Dr. Eric Hoskins, MPP, St. Paul’s; Mr. Glen Murray, MPP, Toronto Centre; Ms. Sandra Pupatello; Mr. Charles Sousa, MPP, Mississauga South; Ms. Kathleen Wynne, MPP, Don Valley West

NORTH BAY, ON, Nov. 15, 2012 /CNW/ – Dear Candidates,

We are writing you to make you aware of our plan to revitalize the Ontario Northland Transportation Commission (ONTC) and create significant new job and economic opportunities in Ontario’s North.

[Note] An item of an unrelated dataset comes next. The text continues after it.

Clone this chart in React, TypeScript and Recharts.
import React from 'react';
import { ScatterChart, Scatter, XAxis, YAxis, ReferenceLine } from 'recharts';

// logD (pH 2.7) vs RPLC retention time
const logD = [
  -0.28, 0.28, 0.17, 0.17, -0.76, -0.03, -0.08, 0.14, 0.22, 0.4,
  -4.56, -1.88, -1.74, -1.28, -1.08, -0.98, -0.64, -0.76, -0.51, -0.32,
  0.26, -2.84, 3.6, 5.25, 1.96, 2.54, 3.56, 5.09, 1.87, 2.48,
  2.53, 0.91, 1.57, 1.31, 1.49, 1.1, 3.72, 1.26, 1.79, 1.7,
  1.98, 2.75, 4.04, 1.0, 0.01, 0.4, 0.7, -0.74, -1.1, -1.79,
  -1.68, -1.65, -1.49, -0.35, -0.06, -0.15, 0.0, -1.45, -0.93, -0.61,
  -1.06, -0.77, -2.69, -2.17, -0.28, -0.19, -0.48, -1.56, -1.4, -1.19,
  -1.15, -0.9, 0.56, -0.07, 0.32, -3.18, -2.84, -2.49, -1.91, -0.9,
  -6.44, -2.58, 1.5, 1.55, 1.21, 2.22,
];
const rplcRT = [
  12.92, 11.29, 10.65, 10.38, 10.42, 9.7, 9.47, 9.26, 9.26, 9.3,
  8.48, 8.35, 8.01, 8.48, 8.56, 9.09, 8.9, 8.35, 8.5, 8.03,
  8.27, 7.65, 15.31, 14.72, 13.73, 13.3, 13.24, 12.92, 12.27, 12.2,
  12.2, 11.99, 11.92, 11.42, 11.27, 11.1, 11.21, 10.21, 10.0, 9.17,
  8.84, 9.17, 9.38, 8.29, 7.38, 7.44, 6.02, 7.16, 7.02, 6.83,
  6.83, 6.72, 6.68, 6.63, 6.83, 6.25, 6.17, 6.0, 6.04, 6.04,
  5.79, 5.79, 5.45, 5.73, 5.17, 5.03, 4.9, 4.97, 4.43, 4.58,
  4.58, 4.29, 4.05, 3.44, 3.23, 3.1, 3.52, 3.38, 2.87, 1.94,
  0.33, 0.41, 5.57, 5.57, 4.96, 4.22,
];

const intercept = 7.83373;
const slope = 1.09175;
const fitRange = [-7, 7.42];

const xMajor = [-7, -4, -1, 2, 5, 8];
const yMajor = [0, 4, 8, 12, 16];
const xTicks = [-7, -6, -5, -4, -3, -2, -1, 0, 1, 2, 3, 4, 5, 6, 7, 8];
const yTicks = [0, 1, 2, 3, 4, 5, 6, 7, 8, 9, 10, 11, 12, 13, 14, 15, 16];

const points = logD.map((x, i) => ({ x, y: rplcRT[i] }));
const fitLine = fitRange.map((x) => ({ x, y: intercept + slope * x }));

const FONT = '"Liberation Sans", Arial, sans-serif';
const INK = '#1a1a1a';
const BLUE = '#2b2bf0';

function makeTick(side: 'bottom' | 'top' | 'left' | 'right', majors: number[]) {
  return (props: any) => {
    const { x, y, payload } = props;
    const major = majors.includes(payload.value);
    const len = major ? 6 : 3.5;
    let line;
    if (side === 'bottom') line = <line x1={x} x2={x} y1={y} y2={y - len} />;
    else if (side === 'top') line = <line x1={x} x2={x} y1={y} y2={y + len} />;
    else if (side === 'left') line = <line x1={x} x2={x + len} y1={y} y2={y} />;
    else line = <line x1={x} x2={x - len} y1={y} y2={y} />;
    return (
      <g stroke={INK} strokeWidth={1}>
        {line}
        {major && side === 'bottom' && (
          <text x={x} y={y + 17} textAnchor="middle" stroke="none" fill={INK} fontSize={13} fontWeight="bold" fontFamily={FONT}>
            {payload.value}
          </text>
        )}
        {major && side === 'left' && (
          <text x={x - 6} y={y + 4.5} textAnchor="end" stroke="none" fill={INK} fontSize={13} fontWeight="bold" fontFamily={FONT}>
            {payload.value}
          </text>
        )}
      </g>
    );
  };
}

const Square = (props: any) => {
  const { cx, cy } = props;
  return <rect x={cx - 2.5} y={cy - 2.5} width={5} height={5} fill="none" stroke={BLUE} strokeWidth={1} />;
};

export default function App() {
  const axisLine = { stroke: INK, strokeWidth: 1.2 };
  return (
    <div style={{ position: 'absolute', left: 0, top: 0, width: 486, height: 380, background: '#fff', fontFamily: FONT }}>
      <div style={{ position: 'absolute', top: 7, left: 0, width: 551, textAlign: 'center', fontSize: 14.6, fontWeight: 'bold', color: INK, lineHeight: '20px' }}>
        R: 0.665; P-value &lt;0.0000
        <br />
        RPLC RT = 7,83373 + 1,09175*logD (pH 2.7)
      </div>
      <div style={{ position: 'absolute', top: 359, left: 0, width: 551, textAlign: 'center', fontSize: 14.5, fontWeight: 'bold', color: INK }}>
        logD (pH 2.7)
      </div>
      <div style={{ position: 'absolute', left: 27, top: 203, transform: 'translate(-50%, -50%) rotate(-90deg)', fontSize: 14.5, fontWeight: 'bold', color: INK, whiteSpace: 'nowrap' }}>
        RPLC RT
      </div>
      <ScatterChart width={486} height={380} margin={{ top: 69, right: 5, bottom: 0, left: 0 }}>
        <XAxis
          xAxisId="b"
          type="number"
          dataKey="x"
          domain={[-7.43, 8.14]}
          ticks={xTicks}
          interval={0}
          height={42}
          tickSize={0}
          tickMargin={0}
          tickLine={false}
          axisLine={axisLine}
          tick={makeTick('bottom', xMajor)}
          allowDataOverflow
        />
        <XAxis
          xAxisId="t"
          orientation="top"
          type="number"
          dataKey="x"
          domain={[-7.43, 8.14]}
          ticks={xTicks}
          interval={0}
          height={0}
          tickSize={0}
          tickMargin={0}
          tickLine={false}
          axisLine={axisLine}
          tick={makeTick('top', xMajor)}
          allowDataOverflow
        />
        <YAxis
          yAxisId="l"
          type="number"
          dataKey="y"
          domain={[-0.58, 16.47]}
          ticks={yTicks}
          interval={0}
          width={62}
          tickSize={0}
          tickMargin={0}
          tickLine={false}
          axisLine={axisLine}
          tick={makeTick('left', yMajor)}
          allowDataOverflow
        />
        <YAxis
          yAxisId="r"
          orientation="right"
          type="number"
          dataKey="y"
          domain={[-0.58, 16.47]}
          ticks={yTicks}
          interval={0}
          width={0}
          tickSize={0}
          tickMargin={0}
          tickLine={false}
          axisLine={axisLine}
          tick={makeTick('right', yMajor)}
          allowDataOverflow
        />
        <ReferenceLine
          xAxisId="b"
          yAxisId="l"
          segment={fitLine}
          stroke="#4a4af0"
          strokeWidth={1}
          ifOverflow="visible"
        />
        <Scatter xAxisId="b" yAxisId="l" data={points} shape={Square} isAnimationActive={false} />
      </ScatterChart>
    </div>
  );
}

Our initiative, called the New Deal for Northern Ontario, will save existing transportation and communication services and hundreds of jobs in the North, while also creating thousands more jobs by providing rail access to the Ring of Fire mineral deposits. The plan, which includes the development of other competitive infrastructure components into the Ring of Fire region, will deliver significant benefits to First Nations, the region and the mining and related industries.

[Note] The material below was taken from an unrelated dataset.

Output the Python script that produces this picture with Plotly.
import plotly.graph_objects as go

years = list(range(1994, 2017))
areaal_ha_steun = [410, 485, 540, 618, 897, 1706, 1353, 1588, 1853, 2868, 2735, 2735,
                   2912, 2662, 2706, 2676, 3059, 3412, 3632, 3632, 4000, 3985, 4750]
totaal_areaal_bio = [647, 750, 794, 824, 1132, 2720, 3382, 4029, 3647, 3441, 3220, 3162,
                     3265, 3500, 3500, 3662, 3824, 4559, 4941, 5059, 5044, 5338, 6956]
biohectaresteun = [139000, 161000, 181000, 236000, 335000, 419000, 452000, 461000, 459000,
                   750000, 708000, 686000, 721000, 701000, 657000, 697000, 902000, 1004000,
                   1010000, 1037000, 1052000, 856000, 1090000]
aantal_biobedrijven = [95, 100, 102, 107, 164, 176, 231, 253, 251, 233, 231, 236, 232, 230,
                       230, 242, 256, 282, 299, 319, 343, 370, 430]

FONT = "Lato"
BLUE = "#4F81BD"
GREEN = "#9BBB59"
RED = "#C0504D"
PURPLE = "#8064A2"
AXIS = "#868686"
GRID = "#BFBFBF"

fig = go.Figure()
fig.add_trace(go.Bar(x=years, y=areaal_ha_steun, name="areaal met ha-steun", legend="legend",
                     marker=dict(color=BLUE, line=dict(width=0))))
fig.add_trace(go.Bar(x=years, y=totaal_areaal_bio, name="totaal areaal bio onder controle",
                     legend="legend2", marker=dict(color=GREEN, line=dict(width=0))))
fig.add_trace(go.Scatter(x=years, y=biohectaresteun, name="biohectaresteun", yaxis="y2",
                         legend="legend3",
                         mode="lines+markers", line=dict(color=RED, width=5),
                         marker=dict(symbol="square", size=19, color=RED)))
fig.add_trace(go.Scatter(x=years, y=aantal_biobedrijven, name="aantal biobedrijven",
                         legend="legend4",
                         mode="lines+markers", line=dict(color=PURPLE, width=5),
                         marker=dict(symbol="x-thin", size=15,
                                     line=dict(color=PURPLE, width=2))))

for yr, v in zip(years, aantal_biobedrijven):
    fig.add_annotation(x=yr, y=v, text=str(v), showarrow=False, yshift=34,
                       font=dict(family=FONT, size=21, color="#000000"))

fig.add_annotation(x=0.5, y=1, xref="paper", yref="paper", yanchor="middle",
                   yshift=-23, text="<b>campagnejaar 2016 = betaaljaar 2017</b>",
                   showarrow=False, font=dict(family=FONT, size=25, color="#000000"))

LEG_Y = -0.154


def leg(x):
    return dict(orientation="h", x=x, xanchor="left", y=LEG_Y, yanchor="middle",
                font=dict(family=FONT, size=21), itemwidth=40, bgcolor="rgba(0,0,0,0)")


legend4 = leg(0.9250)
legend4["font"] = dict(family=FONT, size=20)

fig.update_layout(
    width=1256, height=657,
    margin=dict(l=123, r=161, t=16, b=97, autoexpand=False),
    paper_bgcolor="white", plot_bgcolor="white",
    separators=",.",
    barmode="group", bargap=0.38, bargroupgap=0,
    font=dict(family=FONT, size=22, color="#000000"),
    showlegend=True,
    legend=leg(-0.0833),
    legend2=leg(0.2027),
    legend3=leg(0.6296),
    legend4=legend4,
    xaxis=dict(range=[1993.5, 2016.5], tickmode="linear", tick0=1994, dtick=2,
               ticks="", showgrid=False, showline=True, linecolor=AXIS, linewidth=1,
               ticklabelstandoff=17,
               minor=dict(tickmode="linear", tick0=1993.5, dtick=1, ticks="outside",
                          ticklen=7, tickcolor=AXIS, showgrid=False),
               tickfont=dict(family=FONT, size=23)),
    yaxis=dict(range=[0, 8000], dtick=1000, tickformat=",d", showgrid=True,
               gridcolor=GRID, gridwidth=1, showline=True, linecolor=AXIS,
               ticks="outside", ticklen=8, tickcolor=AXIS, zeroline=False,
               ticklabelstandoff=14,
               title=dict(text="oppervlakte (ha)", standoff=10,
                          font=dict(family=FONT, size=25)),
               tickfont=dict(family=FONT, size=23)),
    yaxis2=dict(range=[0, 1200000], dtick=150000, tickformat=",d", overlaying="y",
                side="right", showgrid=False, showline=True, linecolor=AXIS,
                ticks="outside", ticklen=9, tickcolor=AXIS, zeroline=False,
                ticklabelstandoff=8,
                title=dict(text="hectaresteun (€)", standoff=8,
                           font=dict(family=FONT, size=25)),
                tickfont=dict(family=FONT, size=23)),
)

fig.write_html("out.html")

The New Deal calls for transferring ownership of the railroad and other assets of the provincially-held ONTC to a new ports authority to be operated under the Canada Marine Act. This will ensure that important infrastructure assets are kept in public hands for the benefit of all stakeholders. The first step in this process was recently completed with the creation of The James Bay & Lowlands Ports Trustee Corporation. The new Ports Authority will be led by Roy Hains, who successfully ran ONTC for several years and developed strategies to make Ontario Northland strong and sustainable.